Chase explicitly told Doctor of Credit that the rotating categories will be the same.

Conclusion

Here’s a summary of the arguments and counterarguments:

  1. Argument: It’s a good way to get an extra welcome bonus.  Counterargument: This only holds if you’re under 5/24, haven’t received a bonus on the Freedom Visa in the past 24 months, and plan to also take advantage of the Freedom Flex welcome offer.
  2. Argument: It’s the best way to expand your 5X limits.  Counterargument: Whether or not this helps depends upon several assumptions.  If Chase allows product changing other cards to the Freedom Flex and if they allow multiple Freedom Flex cards as a result of product changes, then you can do just as well waiting for the Freedom Flex.  That said, the multiple Freedom Flex route is unlikely to pan out (in my opinion), so acquiring one or more Freedom Visa cards now (through new applications or product changes or both) is probably the best way to ensure expanding your 5X limits.
  3. Argument: It’s a Visa card and so it’s better than the Freedom Flex Mastercard for Costco shopping.  Counterargument: You can use the Freedom Flex at Costco online to buy Costco gift cards that can be used in-store.
  4. Argument: It may have different rotating categories than the Freedom Flex.  Counterargument: We have since learned that the rotating categories will be the same.
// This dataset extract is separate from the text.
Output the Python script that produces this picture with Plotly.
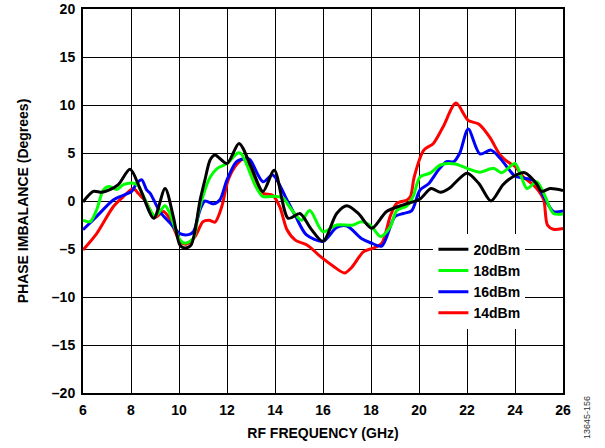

The bottom line is that if you are well under 5/24 and hoping to get multiple Freedom welcome bonuses, then going for the Freedom Visa makes sense.  Alternatively, if you’re eager to expand your 5X capacity, it makes sense to acquire one or more Freedom Visa cards now through product changes and (if you’re well under 5/24) a new sign-up.

Product changing to the Freedom Visa now especially makes sense for those who have qualifying cards that they don’t otherwise want.  This would likely include a Chase Slate or fee-free Sapphire. Similarly, if you want to get rid of your annual fee from your Sapphire Preferred or Sapphire Reserve, the Freedom Visa might make sense for you (although if you don’t already have the Freedom Unlimited, that might be a better choice depending on your situation).